WHAT TO DO:
Retype the lines beneath this one, from the first through the line containing "0.735, 0.84, 0.945];". Pictures are left out.
═════ INPUT DATA
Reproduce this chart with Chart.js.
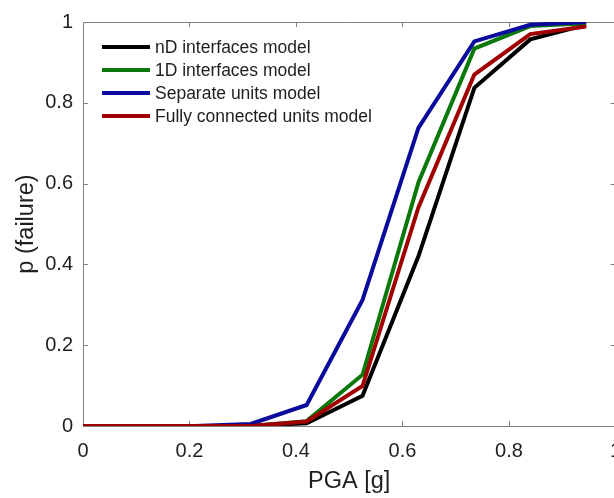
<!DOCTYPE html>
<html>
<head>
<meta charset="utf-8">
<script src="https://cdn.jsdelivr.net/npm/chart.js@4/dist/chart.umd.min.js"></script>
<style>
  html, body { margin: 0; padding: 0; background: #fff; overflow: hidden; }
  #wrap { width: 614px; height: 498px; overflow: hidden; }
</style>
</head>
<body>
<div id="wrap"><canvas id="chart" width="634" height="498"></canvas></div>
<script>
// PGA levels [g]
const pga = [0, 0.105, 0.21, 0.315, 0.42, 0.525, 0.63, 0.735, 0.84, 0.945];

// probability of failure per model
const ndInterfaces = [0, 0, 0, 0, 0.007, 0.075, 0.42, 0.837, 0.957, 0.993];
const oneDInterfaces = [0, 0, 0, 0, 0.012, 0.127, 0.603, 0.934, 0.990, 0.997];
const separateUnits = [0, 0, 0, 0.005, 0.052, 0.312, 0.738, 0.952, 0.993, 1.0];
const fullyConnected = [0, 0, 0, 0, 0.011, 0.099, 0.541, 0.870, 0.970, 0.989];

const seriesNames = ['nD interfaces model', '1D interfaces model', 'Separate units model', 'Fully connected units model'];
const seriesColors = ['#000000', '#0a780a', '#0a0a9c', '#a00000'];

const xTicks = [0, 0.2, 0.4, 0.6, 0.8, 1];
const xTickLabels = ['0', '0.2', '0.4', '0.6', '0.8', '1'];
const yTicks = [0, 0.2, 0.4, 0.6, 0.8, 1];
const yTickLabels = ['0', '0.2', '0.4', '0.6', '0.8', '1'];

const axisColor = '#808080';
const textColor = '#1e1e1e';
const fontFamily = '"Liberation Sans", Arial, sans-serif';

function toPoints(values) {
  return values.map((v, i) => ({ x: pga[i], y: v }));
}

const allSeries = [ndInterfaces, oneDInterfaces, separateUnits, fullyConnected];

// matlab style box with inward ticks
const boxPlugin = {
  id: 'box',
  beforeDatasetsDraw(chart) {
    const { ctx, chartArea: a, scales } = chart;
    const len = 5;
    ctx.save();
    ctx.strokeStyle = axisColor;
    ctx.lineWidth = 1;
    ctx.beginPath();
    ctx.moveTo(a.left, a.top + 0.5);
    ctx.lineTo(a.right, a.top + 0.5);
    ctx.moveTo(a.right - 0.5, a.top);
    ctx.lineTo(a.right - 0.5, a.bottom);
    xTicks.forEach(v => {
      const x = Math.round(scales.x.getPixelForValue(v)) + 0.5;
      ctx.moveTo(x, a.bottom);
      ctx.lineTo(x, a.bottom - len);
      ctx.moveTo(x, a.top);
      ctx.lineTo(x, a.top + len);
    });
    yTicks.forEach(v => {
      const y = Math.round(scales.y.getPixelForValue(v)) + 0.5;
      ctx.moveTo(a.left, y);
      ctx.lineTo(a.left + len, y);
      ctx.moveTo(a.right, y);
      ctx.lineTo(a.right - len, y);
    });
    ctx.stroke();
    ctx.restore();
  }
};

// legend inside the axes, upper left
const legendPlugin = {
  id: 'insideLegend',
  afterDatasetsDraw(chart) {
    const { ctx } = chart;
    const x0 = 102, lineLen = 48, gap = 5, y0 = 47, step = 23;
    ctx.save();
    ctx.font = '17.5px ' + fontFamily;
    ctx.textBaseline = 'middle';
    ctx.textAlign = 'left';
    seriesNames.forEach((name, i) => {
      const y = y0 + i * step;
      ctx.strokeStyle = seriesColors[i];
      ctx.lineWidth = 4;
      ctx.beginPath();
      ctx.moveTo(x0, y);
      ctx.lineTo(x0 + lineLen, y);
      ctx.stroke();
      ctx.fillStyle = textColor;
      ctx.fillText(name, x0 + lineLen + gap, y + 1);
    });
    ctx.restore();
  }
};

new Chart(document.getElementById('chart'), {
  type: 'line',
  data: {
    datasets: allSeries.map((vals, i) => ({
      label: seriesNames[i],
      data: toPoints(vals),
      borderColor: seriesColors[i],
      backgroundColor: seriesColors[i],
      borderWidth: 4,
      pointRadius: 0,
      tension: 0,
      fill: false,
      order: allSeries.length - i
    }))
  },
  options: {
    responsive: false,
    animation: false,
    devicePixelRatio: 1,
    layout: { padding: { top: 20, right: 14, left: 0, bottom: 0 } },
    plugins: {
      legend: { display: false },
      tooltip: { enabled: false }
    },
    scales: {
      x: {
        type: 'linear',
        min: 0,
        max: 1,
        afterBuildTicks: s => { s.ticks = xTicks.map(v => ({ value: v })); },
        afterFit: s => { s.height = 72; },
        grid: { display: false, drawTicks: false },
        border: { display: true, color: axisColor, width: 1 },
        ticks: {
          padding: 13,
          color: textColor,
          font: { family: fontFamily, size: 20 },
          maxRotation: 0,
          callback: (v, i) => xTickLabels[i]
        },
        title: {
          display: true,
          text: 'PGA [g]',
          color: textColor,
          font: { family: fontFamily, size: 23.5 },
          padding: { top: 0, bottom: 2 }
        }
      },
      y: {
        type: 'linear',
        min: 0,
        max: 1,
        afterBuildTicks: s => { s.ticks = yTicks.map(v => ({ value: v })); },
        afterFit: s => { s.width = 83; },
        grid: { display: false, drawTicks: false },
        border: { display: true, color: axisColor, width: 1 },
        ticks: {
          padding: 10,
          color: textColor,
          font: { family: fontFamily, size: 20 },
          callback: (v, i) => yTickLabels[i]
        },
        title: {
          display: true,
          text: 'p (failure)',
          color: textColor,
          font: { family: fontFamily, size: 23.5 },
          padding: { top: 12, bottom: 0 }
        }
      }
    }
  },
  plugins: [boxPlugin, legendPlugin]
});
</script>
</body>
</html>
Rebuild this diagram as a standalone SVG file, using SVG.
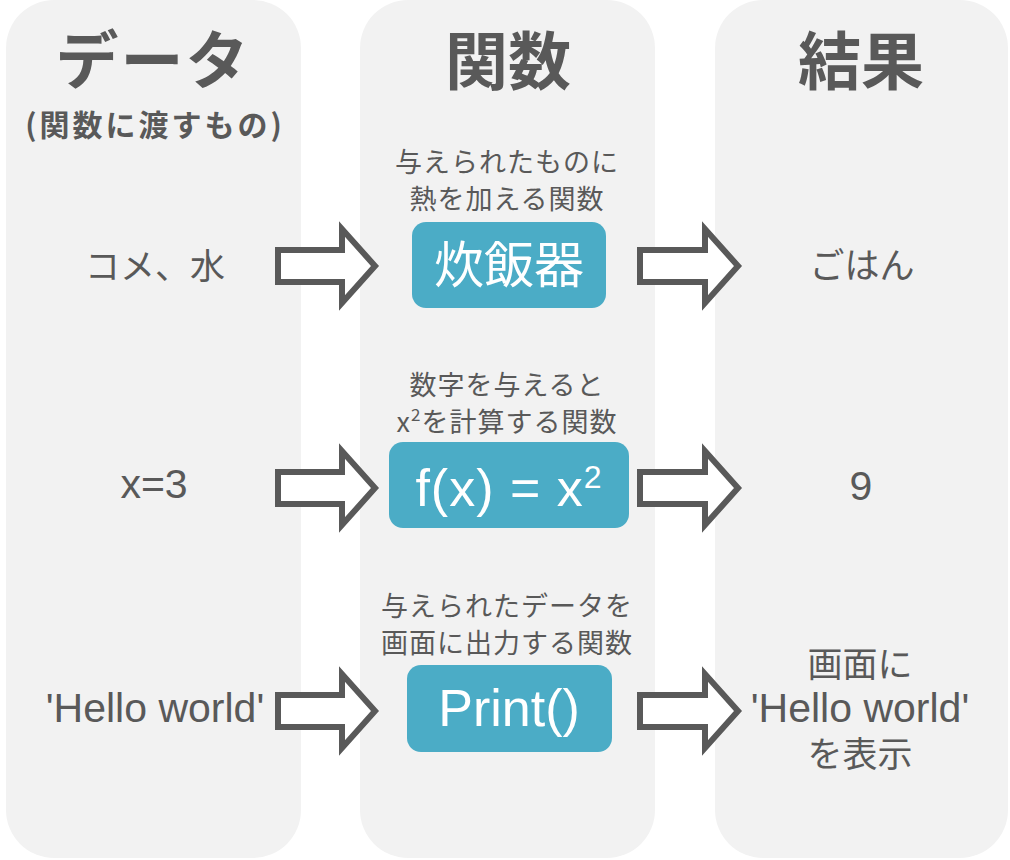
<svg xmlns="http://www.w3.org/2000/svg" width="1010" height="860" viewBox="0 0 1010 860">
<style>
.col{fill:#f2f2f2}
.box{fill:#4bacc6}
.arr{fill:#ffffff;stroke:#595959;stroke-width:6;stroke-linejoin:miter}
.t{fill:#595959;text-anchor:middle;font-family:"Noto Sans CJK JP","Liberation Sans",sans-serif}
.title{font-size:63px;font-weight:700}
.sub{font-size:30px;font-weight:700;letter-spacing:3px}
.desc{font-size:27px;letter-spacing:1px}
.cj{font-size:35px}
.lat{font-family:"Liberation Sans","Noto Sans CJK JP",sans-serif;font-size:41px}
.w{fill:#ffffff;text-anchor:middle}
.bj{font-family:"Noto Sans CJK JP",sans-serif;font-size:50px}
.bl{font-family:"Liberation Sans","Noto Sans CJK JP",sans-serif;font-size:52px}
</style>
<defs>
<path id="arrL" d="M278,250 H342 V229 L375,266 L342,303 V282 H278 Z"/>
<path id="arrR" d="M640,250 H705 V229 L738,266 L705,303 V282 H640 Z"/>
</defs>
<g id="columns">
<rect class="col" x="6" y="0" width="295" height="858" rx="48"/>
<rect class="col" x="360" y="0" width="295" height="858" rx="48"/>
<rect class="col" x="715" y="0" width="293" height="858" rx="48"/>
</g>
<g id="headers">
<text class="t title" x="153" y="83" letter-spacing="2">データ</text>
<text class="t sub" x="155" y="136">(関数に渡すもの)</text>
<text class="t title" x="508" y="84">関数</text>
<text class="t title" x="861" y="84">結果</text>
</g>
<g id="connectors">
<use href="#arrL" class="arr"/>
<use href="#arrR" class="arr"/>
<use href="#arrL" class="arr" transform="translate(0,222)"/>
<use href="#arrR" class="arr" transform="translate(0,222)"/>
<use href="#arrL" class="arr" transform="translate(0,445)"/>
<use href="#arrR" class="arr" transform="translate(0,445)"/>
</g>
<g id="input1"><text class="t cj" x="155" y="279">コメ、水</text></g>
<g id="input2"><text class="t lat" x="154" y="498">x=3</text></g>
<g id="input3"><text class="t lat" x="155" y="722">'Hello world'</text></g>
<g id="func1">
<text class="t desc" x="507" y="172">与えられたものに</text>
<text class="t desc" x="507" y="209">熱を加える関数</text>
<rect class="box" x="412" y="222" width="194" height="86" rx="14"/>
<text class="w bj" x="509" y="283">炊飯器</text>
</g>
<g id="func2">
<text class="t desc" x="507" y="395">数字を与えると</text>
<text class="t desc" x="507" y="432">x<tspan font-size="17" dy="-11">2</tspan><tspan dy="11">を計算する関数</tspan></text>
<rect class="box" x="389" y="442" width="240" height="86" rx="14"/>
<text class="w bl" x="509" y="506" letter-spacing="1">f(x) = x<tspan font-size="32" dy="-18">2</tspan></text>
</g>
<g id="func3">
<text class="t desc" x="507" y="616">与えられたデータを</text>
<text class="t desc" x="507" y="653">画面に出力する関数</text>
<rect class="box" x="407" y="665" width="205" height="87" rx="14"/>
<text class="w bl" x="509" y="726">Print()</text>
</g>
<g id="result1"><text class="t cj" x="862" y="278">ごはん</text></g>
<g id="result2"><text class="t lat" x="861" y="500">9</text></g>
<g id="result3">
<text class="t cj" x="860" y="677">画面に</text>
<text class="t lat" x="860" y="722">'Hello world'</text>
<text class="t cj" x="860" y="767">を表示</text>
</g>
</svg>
══════════
THE RESULT:
Reproduce this chart with Chart.js.
<!DOCTYPE html>
<html>
<head>
<meta charset="utf-8">
<script src="https://cdn.jsdelivr.net/npm/chart.js@4/dist/chart.umd.min.js"></script>
<style>
  html, body { margin: 0; padding: 0; background: #fff; overflow: hidden; }
  #wrap { width: 614px; height: 498px; overflow: hidden; }
</style>
</head>
<body>
<div id="wrap"><canvas id="chart" width="634" height="498"></canvas></div>
<script>
// PGA levels [g]
const pga = [0, 0.105, 0.21, 0.315, 0.42, 0.525, 0.63, 0.735, 0.84, 0.945];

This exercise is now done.